Nicolas Roche went into the final hilly stage of the Tour of Britain hoping to gain time on Bradley Wiggins. The Irishman briefly managed to distance the defending champion but things came back together in the finale.
Tinkoff-Saxo’s Nicolas Roche was 50 seconds behind in fourth position entering today’s 226 kilometer long 7th stage of Tour of Britain. A hilly finale contained several launch pads for attacks and Tinkoff-Saxo played a dominant role in the final part of the stage where Roche gained time and but retained fourth overall.
5 riders created a significant gap to the peloton on today’s stage and it took a lot of hard chasing from Tinkoff-Saxo and numerous other teams to reduce their advantage.

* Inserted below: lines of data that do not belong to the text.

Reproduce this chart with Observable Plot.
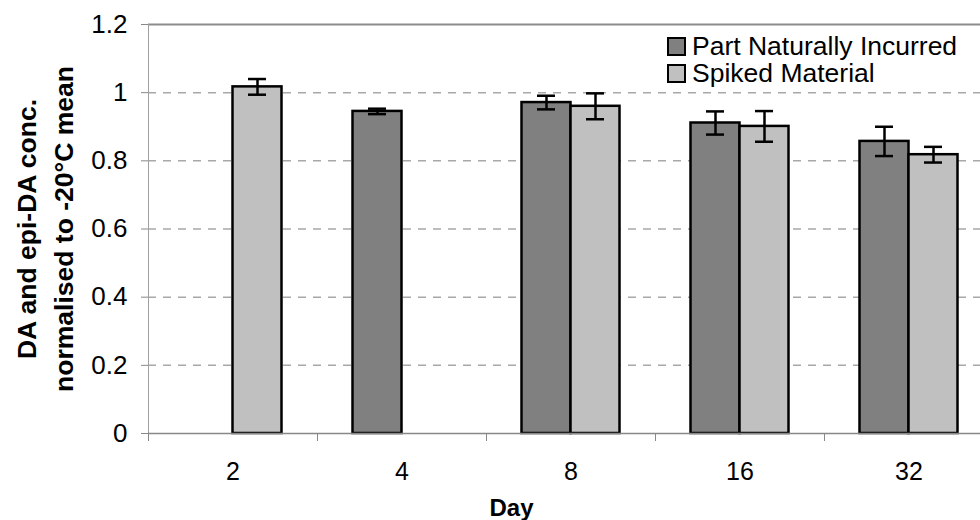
<!DOCTYPE html>
<html>
<head>
<meta charset="utf-8">
<script src="https://cdn.jsdelivr.net/npm/d3@7"></script>
<script src="https://cdn.jsdelivr.net/npm/@observablehq/plot@0.6"></script>
<style>
  body { margin: 0; background: #fff; font-family: "Liberation Sans", Arial, sans-serif; }
  #wrap { position: relative; width: 980px; height: 520px; overflow: hidden; }
  #legend { position: absolute; left: 667px; top: 33px; font-size: 26.5px; color: #000; }
  .row { display: flex; align-items: center; height: 27px; white-space: nowrap; }
  .sw { width: 19px; height: 19px; box-sizing: border-box; border: 2.5px solid #000; margin-right: 6px; flex: none; }
</style>
</head>
<body>
<div id="wrap"><div id="legend"></div></div>
<script>
// ---- data ----
const days = ["2", "4", "8", "16", "32"];
const seriesNames = ["Part Naturally Incurred", "Spiked Material"];
const seriesColors = ["#808080", "#c0c0c0"];

const naturalDays = ["4", "8", "16", "32"];
const naturalMean = [0.945, 0.971, 0.911, 0.857];
const naturalErr  = [0.008, 0.020, 0.034, 0.043];

const spikedDays = ["2", "8", "16", "32"];
const spikedMean = [1.017, 0.960, 0.901, 0.818];
const spikedErr  = [0.023, 0.038, 0.045, 0.023];

const yTicks = [0, 0.2, 0.4, 0.6, 0.8, 1, 1.2];
const gridTicks = [0.2, 0.4, 0.6, 0.8, 1];
const yTitle = "DA and epi-DA conc.\nnormalised to -20°C mean";
const xTitle = "Day";

// ---- build tables ----
const natural = naturalDays.map((d, i) => ({day: d, value: naturalMean[i], err: naturalErr[i]}));
const spiked  = spikedDays.map((d, i) => ({day: d, value: spikedMean[i], err: spikedErr[i]}));

// layout (styling only)
const left = 148, bandRight = 993;
const step = (bandRight - left) / days.length;   // band width
const barW = 49;                                 // bar width
const capHalf = 9;
const sw = 2.5;
const innerL = step / 2 - barW;                  // inset to first bar
const natCenter = step / 2 - barW / 2;           // centre offset of natural bar inside band
const spkCenter = step / 2 + barW / 2;

const chart = Plot.plot({
  width: 980,
  height: 520,
  marginLeft: left,
  marginRight: 0,
  marginTop: 24,
  marginBottom: 87,
  style: {fontFamily: "'Liberation Sans', Arial, sans-serif", background: "white", color: "black", overflow: "visible"},
  x: {type: "band", domain: days, range: [left, bandRight], padding: 0, round: false, axis: null, label: null},
  y: {domain: [0, 1.2], axis: null, label: null},
  marks: [
    // dashed gridlines
    Plot.ruleY(gridTicks, {stroke: "#a8a8a8", strokeWidth: 1.5, strokeDasharray: "8,7"}),
    // top border line at 1.2
    Plot.ruleY([1.2], {stroke: "#8c8c8c", strokeWidth: 2}),
    // y axis line
    Plot.frame({anchor: "left", stroke: "#a0a0a0", strokeWidth: 1}),
    // y axis ticks + labels
    Plot.axisY(yTicks, {label: null, tickSize: 7, tickPadding: 14, fontSize: 26, stroke: "#888", fill: "black", tickFormat: d => String(d)}),
    // x axis category boundary ticks
    Plot.axisX(days, {label: null, tickSize: 8, dx: -step / 2, stroke: "#888", tickFormat: () => ""}),
    // x axis labels
    Plot.axisX(days, {label: null, tickSize: 0, tickPadding: 29, fontSize: 25, fill: "black"}),
    // bars
    Plot.barY(natural, {x: "day", y: "value", fill: seriesColors[0], stroke: "black", strokeWidth: sw,
      insetLeft: innerL, insetRight: step - innerL - barW}),
    Plot.barY(spiked, {x: "day", y: "value", fill: seriesColors[1], stroke: "black", strokeWidth: sw,
      insetLeft: innerL + barW, insetRight: step - innerL - 2 * barW}),
    // baseline
    Plot.ruleY([0], {stroke: "#888", strokeWidth: 1.5}),
    // error bars
    Plot.ruleX(natural, {x: "day", y1: d => d.value - d.err, y2: d => d.value + d.err, dx: natCenter - step / 2, stroke: "black", strokeWidth: sw}),
    Plot.tickY(natural, {x: "day", y: d => d.value - d.err, insetLeft: natCenter - capHalf, insetRight: step - natCenter - capHalf, stroke: "black", strokeWidth: sw}),
    Plot.tickY(natural, {x: "day", y: d => d.value + d.err, insetLeft: natCenter - capHalf, insetRight: step - natCenter - capHalf, stroke: "black", strokeWidth: sw}),
    Plot.ruleX(spiked, {x: "day", y1: d => d.value - d.err, y2: d => d.value + d.err, dx: spkCenter - step / 2, stroke: "black", strokeWidth: sw}),
    Plot.tickY(spiked, {x: "day", y: d => d.value - d.err, insetLeft: spkCenter - capHalf, insetRight: step - spkCenter - capHalf, stroke: "black", strokeWidth: sw}),
    Plot.tickY(spiked, {x: "day", y: d => d.value + d.err, insetLeft: spkCenter - capHalf, insetRight: step - spkCenter - capHalf, stroke: "black", strokeWidth: sw}),
    // axis titles
    Plot.text([yTitle], {frameAnchor: "left", textAnchor: "middle", lineAnchor: "middle", rotate: -90, dx: -106, fontSize: 26.5, fontWeight: "bold", lineHeight: 1.4, fill: "black"}),
    Plot.text([xTitle], {frameAnchor: "bottom", textAnchor: "middle", lineAnchor: "middle", dx: -53, dy: 75, fontSize: 24, fontWeight: "bold", fill: "black"})
  ]
});

const wrap = document.getElementById("wrap");
wrap.insertBefore(chart, wrap.firstChild);

// legend
const legend = d3.select("#legend");
seriesNames.forEach((name, i) => {
  const row = legend.append("div").attr("class", "row");
  row.append("div").attr("class", "sw").style("background", seriesColors[i]);
  row.append("span").text(name);
});
</script>
</body>
</html>
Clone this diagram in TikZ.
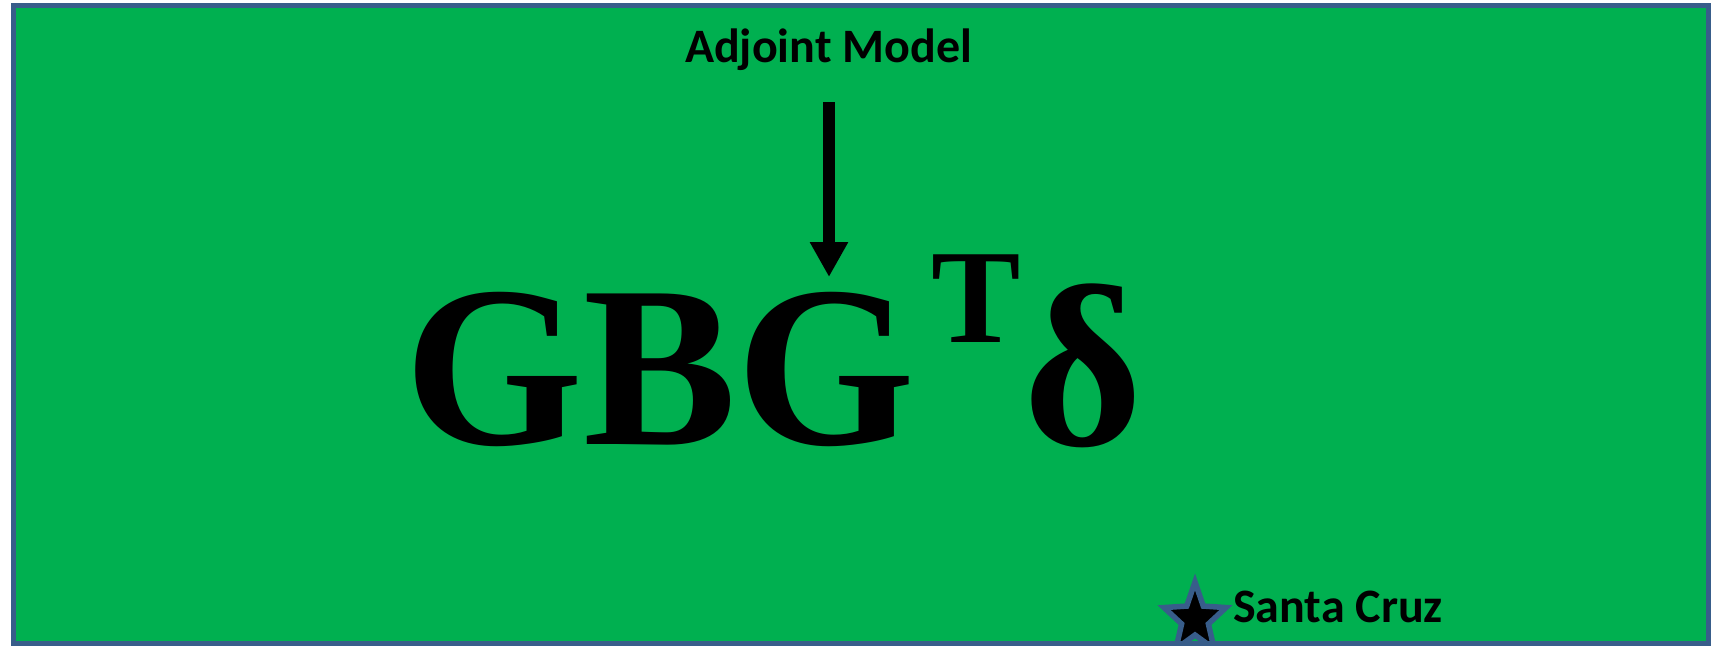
\documentclass[tikz,border=0pt]{standalone}
\usepackage{fontspec}
\setmainfont{Liberation Serif}
\newfontfamily\labelfont{Carlito}
\usetikzlibrary{arrows.meta}
\definecolor{bggreen}{HTML}{00B050}
\definecolor{edgeblue}{HTML}{385D8A}
\tikzset{
  lbl/.style={inner sep=0pt, font=\labelfont\bfseries\fontsize{48}{48}\selectfont, text=black},
  bigtxt/.style={inner sep=0pt, font=\bfseries\fontsize{230}{230}\selectfont, text=black},
  suptxt/.style={inner sep=0pt, font=\bfseries\fontsize{134}{134}\selectfont, text=black},
  marker/.style={fill=black, draw=edgeblue, line width=5.5pt, line join=miter},
  pointer/.style={line width=12pt, -{Triangle[width=36pt,length=35pt]}, black}
}
\begin{document}
\begin{tikzpicture}[x=1pt,y=-1pt]
\useasboundingbox (0,0) rectangle (1712,645);
\fill[white] (0,0) rectangle (1712,645);
\fill[bggreen] (13.5,5.5) rectangle (1708.5,643);
\node[lbl, anchor=base] (adj) at (828.5,62) {Adjoint Model};
\node[bigtxt, anchor=base west] (gbg) at (404,444) {GBG};
\node[suptxt, anchor=base west] (sup) at (931,342) {T};
\node[bigtxt, anchor=base west] (delta) at (1023,444) {δ};
\coordinate (tail) at (829,102);
\coordinate (tip) at (829,277);
\draw[pointer] (tail) -- (tip);
\coordinate (sc) at (1195,619);
\draw[marker, shift={(sc)}, xscale=0.88]
  (270:37) -- (306:16) -- (342:37) -- (18:16) -- (54:37) -- (90:16)
  -- (126:37) -- (162:16) -- (198:37) -- (234:16) -- cycle;
\node[lbl, anchor=base] (santa) at (1338,622) {Santa Cruz};
\draw[edgeblue, line width=5pt] (13.5,5.5) rectangle (1708.5,643);
\end{tikzpicture}
\end{document}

The big difference was made on a steep climb with 15 kilometers to go where Tinkoff-Saxo put the hurt on the field and dropped the leading rider, Alex Dowsett (Movistar).
Nicolas Roche was chasing both the stage win and an improvement of his spot in the GC and he was well-supported by Rory Sutherland and Chris Juul entering the final climb with 6 kilometers remaining. Here, the chase group split up once again with Roche in a very select group but a second chase group with Sutherland and Juul bridged the gap a few kilometers later.
Roche and his companions weren’t able to catch Julian Vermote (Omega-Pharma Quick Step) who won the stage and in between Vermote and Roche was Dylan van Baarle from the early breakaway and Baarle took over the leader’s jersey from Dowsett.
Roche is now 35 seconds away from the top spot of the podium.
DS Lars Michaelsen says:
“The boys did a good job throughout the day and in the finale, Nicolas actually managed to create a gap to Wiggins but he was supported by his teammate and they made it back to Roche on the final kilometers. Nico is still 4th overall but unfortunately Wiggins is only 12 seconds behind him before the 8,8 km long time trial tomorrow.
"It’s going to be to hard moving up in the GC on this short distance and with strong going riders like Kwiatowski, Van Baarle and Teuns around him in the top 5. However, we will go into the to final stages (8,8 km TT and 88 km circuit race in Central London) with everything we have.”